Kantor Perwakilan BI Kaltara bahkan turut andil dalam mendorong program distribusi pangan ke wilayah Tertinggal, Terdepan, dan Terluar (3T), yang kerap mengalami hambatan dalam akses distribusi logistik.
“Kami juga memfasilitasi pengangkutan barang pasar murah ke daerah 3T dan mendukung pemenuhan stok melalui Kerja Sama Antar Daerah (KAD), terutama dengan wilayah pemasok utama seperti Sulawesi Selatan,” pungkas Hasiando.
Langkah ini dianggap krusial, mengingat keterbatasan akses dan logistik di wilayah pelosok dapat menjadi faktor pemicu kenaikan harga yang tidak terkendali. Dengan menjamin ketersediaan pasokan dan harga yang wajar di wilayah 3T, kestabilan harga di Kaltara bisa dijaga secara lebih merata.
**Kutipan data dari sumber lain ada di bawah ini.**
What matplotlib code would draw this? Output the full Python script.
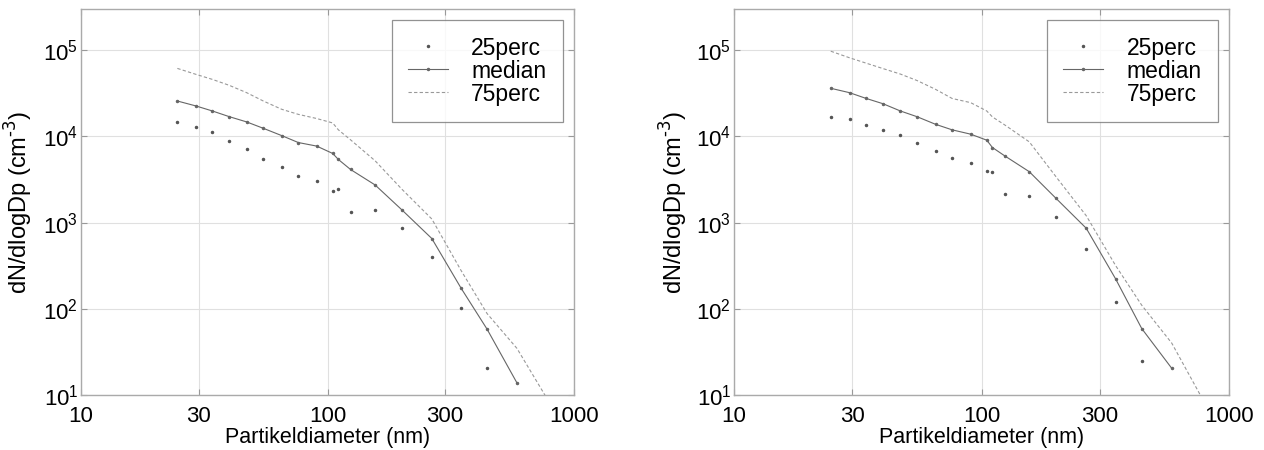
import numpy as np
import matplotlib
matplotlib.use("Agg")
import matplotlib.pyplot as plt
from matplotlib.ticker import FixedLocator, FixedFormatter, NullLocator

plt.rcParams['font.family'] = ['Liberation Sans', 'DejaVu Sans']

# particle diameters (nm), shared by all series
dp = [24.6, 29.3, 34.1, 40.0, 47.0, 54.9, 65.2, 76.1, 90.4, 105, 110.7, 124,
      156, 200, 265, 348, 444, 587]
dp75 = dp + [770]

# left panel
p25_a = [14500, 12900, 11100, 8870, 7110, 5450, 4360, 3430, 3060, 2340, 2470,
         1340, 1400, 869, 397, 102, 20.8]
med_a = [25700, 22500, 19700, 16900, 14700, 12400, 10200, 8480, 7710, 6330,
         5390, 4130, 2730, 1410, 653, 174, 58, 13.8]
p75_a = [61400, 52300, 45800, 39000, 32100, 25700, 20600, 18000, 16100, 14300,
         11900, 9120, 5210, 2450, 1100, 279, 88, 34.7, 9.5]

# right panel
p25_b = [16900, 15800, 13600, 11900, 10300, 8340, 6790, 5540, 4850, 3990, 3820,
         2160, 2010, 1150, 497, 120, 24.9]
med_b = [36100, 32100, 27600, 23900, 19700, 16900, 13800, 11900, 10600, 9030,
         7420, 5950, 3890, 1910, 859, 223, 59, 20.4]
p75_b = [97200, 81500, 70800, 61100, 52800, 44400, 35100, 27500, 24600, 19700,
         16800, 13600, 8630, 3400, 1200, 318, 110, 40, 9.7]

xticks = [10, 30, 100, 300, 1000]
xlabels = ['10', '30', '100', '300', '1000']


def panel(ax, p25, med, p75, ylab_x):
    ax.plot(dp[:len(p25)], p25, linestyle='none', marker='.', markersize=3,
            color='#555555', label='25perc')
    ax.plot(dp, med, '-', marker='.', markersize=3, color='#666666',
            linewidth=0.8, label='median')
    ax.plot(dp75, p75, '--', color='#999999', linewidth=0.8,
            dashes=(3, 2), label='75perc')
    ax.set_xscale('log')
    ax.set_yscale('log')
    ax.set_xlim(10, 1000)
    ax.set_ylim(10, 3e5)
    ax.xaxis.set_major_locator(FixedLocator(xticks))
    ax.xaxis.set_major_formatter(FixedFormatter(xlabels))
    ax.xaxis.set_minor_locator(NullLocator())
    ax.yaxis.set_major_locator(FixedLocator([1e1, 1e2, 1e3, 1e4, 1e5]))
    ax.yaxis.set_minor_locator(NullLocator())
    ax.grid(True, color='#e0e0e0', linewidth=0.8)
    ax.tick_params(direction='in', length=4, top=True, right=True,
                   labelsize=16, color='#999999')
    ax.tick_params(axis='x', pad=8)
    ax.tick_params(axis='y', pad=2)
    for s in ax.spines.values():
        s.set_color('#aaaaaa')
        s.set_linewidth(1.0)
    ax.set_xlabel('Partikeldiameter (nm)', fontsize=15.5)
    ax.xaxis.set_label_coords(0.5, -0.082)
    ax.set_ylabel('dN/dlogDp (cm$^{\\text{-3}}$)', fontsize=17)
    ax.yaxis.set_label_coords(ylab_x, 0.5)
    leg = ax.legend(loc='upper right', fontsize=16.5, frameon=True, fancybox=False,
                    handlelength=1.75, borderaxespad=0.5, labelspacing=0.0,
                    handletextpad=1.0, borderpad=0.7)
    leg.get_frame().set_edgecolor('#777777')
    leg.get_frame().set_linewidth(0.9)


fig = plt.figure(figsize=(12.64, 4.5), dpi=100)
ax1 = fig.add_axes([81 / 1264, 55 / 450, 493 / 1264, 386 / 450])
ax2 = fig.add_axes([734 / 1264, 55 / 450, 495 / 1264, 386 / 450])
panel(ax1, p25_a, med_a, p75_a, -0.093)
panel(ax2, p25_b, med_b, p75_b, -0.089)

fig.savefig('out.png', dpi=100)
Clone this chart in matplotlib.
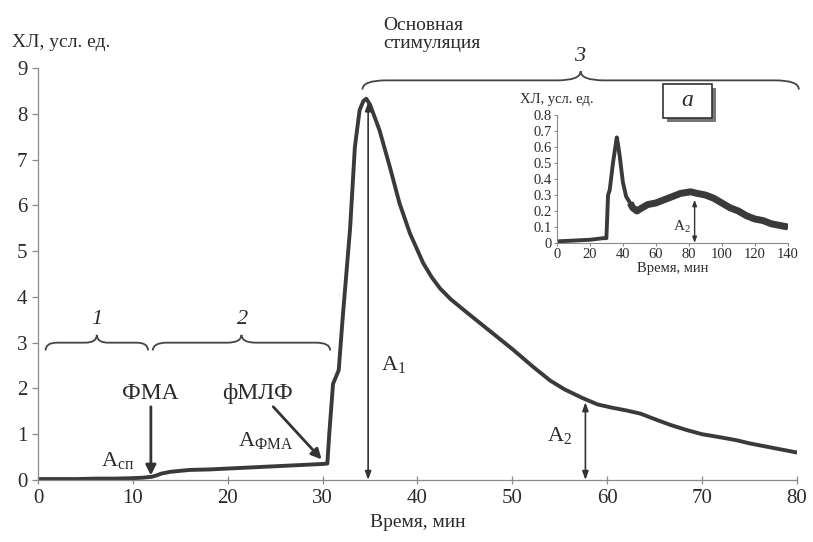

Keberhasilan Kaltara dalam menjaga inflasi tetap rendah menjadi bukti bahwa sinergi antar lembaga pemerintah daerah dan Bank Indonesia dapat memberikan dampak nyata dalam pengendalian harga. Dengan terus memperkuat strategi 4K, serta memperluas jangkauan distribusi dan komunikasi yang efektif, Kaltara diharapkan dapat mempertahankan kestabilan ini dalam jangka panjang, bahkan di tengah tekanan global dan domestik yang dinamis.
Ke depan, kolaborasi yang telah dibangun diharapkan tak hanya mampu menjaga inflasi tetap terkendali, tetapi juga mendorong ketahanan pangan dan kesejahteraan masyarakat di seluruh pelosok provinsi.